In October 2014, the Higher Education Funding Council (HEFC) began a consultation process that as the first stage of its strategy to invite bids from organisations to take over the role of the quality assurance inspectorate for universities in England.
This step is set to coincide with the government plans to remove the limits on student numbers. It is perhaps not surprising to find that the current watchdog, the Quality Assurance Agency (QAA) argue that such a change is not necessary as, in their view, the current system is perfectly adequate and robust. One has to question whether this is really the case in practice.
Challenges to the current inspectorate system
The HEFC states that it needs to improve the current inspectorate system as a result of “more consumer pressure from students paying higher tuition fees and an increasing number of private providers needing to be overseen“. However, this statement does not fully explain the challenges that exist in the structure and practical challenges that exist in the quality assurance programmes and procedures. As is suggested by the term inspectorate, a key element of this process is for the watchdog to carry out inspections of public and private universities as part of their objective to ensure that educational standards are being maintained. In addition to inspection precipitated by specific concerns identified as occurring in a particular institution, random inspections are also required to ensure the quality of education throughout the sector as a whole. In both cases, while notice of the inspection should be given to the institution, the length of notice should be limited.
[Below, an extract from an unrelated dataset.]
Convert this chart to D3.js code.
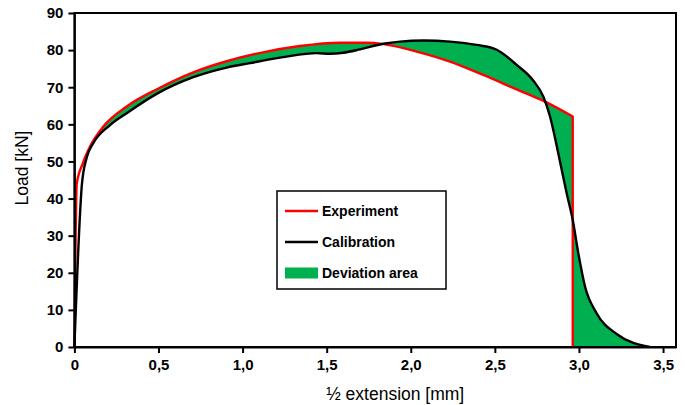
<!DOCTYPE html>
<html><head><meta charset="utf-8">
<script src="https://cdn.jsdelivr.net/npm/d3@7"></script>
<style>
html,body{margin:0;padding:0;background:#fff;}
svg text{font-family:"Liberation Sans",Arial,sans-serif;}
</style></head>
<body><svg id="c" width="685" height="405"></svg>
<script>
// ---- data ----
const experimentX = [0,0.014,0.05,0.093,0.172,0.311,0.497,0.707,0.905,1.1,1.341,1.579,1.738,1.837,2.035,2.233,2.431,2.63,2.798,2.963,2.963];
const experimentY = [0,44,49.5,54.0,59.4,64.8,69.6,74.0,77.0,79.2,81.1,82.0,82.0,81.6,79.6,76.9,73.3,69.4,66.1,62.1,0];
const calibrationX = [0,0.045,0.073,0.112,0.212,0.311,0.497,0.707,0.905,1.044,1.242,1.44,1.52,1.599,1.698,1.837,1.936,2.074,2.233,2.392,2.511,2.63,2.728,2.788,2.828,2.877,2.927,2.963,2.996,3.036,3.105,3.224,3.422];
const calibrationY = [0,44,51,54.9,59.8,63.0,68.4,72.7,75.3,76.5,78.1,79.2,79.0,79.3,80.2,81.7,82.3,82.6,82.3,81.4,80.1,76.0,71.8,67.5,62.1,52.2,41.4,34.2,25.3,16.3,9.1,3.5,0];
const xTicks = [0,0.5,1.0,1.5,2.0,2.5,3.0,3.5];
const yTicks = [0,10,20,30,40,50,60,70,80,90];
const xDomain = [0,3.577];
const yDomain = [0,90];
const legendLabels = ["Experiment","Calibration","Deviation area"];
const xTitle = "½ extension [mm]";
const yTitle = "Load [kN]";

// ---- layout ----
const svg = d3.select("#c");
const L = 74.4, R = 676, T = 13, B = 347;
const x = d3.scaleLinear().domain(xDomain).range([L, R]);
const y = d3.scaleLinear().domain(yDomain).range([B, T]);
const RED = "#ff0000", GREEN = "#00b050";

const exp = experimentX.map((v,i)=>[v, experimentY[i]]);
const cal = calibrationX.map((v,i)=>[v, calibrationY[i]]);
const line = d3.line().x(d=>x(d[0])).y(d=>y(d[1])).curve(d3.curveMonotoneX);

// experiment: smooth part + vertical drop
const expSmooth = exp.slice(0, exp.length-1);
const expDrop = exp[exp.length-1];
const expPath = line(expSmooth) + "L" + x(expDrop[0]) + "," + y(expDrop[1]);

// deviation area: between the curves, from where they first meet
const expSub = expSmooth.filter(d=>d[0] >= 0.09);
const calSubRev = cal.filter(d=>d[0] >= 0.11).reverse();
const devPath = line(expSub) + "L" + x(expDrop[0]) + "," + y(expDrop[1]) +
  "L" + line(calSubRev).slice(1) + "Z";

svg.append("path").attr("d", devPath).attr("fill", GREEN).attr("stroke","none");
svg.append("path").attr("d", expPath).attr("fill","none").attr("stroke",RED).attr("stroke-width",2.4).attr("stroke-linejoin","round");
svg.append("path").attr("d", line(cal)).attr("fill","none").attr("stroke","#000").attr("stroke-width",2.4).attr("stroke-linejoin","round");

// frame
svg.append("rect").attr("x",L).attr("y",T).attr("width",R-L).attr("height",B-T)
  .attr("fill","none").attr("stroke","#000").attr("stroke-width",2);

// axes
const fmt = d => d === 0 ? "0" : d3.format(".1f")(d).replace(".", ",");
const xAxis = svg.append("g").attr("transform",`translate(0,${B})`)
  .call(d3.axisBottom(x).tickValues(xTicks).tickFormat(fmt).tickSize(6).tickSizeOuter(0).tickPadding(6));
const yAxis = svg.append("g").attr("transform",`translate(${L},0)`)
  .call(d3.axisLeft(y).tickValues(yTicks).tickFormat(d3.format("d")).tickSize(6).tickSizeOuter(0).tickPadding(5));
[xAxis,yAxis].forEach(g=>{
  g.select(".domain").attr("stroke","#000").attr("stroke-width",2);
  g.selectAll(".tick line").attr("stroke","#000").attr("stroke-width",2);
  g.selectAll(".tick text").attr("fill","#000").style("font-size","15px").style("font-weight","bold")
   .style("font-family","'Liberation Sans',Arial,sans-serif");
});

// titles
svg.append("text").attr("x",(L+R)/2 + 20).attr("y",400).attr("text-anchor","middle")
  .style("font-size","17.5px").text(xTitle);
svg.append("text").attr("transform","translate(28,168) rotate(-90)").attr("text-anchor","middle")
  .style("font-size","17.5px").text(yTitle);

// legend
const lg = svg.append("g").attr("transform","translate(277,191)");
lg.append("rect").attr("width",169).attr("height",98).attr("fill","#fff").attr("stroke","#000").attr("stroke-width",1.5);
const rows = [20, 51, 82];
lg.append("line").attr("x1",8).attr("x2",41).attr("y1",rows[0]).attr("y2",rows[0]).attr("stroke",RED).attr("stroke-width",2.4);
lg.append("line").attr("x1",8).attr("x2",41).attr("y1",rows[1]).attr("y2",rows[1]).attr("stroke","#000").attr("stroke-width",2.4);
lg.append("rect").attr("x",8).attr("y",rows[2]-5.5).attr("width",33).attr("height",11).attr("fill",GREEN);
legendLabels.forEach((t,i)=>{
  lg.append("text").attr("x",45).attr("y",rows[i]+5).style("font-size","14px").style("font-weight","bold").text(t);
});
</script></body></html>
Ofsted, the school inspectorate, which is responsible for a far greater number of educational institutions than the QAA, give as little as one day’s notice. In contrast, according to a report by the BBC, the QAA “can warn universities of a review several years in advance“. Perhaps it is not surprising to find the universities arguing that an ‘Ofsted-style’ approach would not work in the higher education system, but is this really the case? If higher education institutions are maintaining appropriate educational standards, then there they have nothing to fear from short notice of a review/inspection being given as the quality of their policies and procedures will pass scrutiny. If they are not, then lengthy notice periods not only mean that the faults in their educational standards will continue for longer periods, and thus increase the adverse impact on student learning, but also it provides a greater opportunity to ‘paper over the cracks’.
Complying with the need for quality educational standards by the higher educational sector is not only important for student learning, but also the improvement of the skills and competences they require to pursue their future career. It is our view at Re&d that short review/inspection notice is critical to maintaining these standards.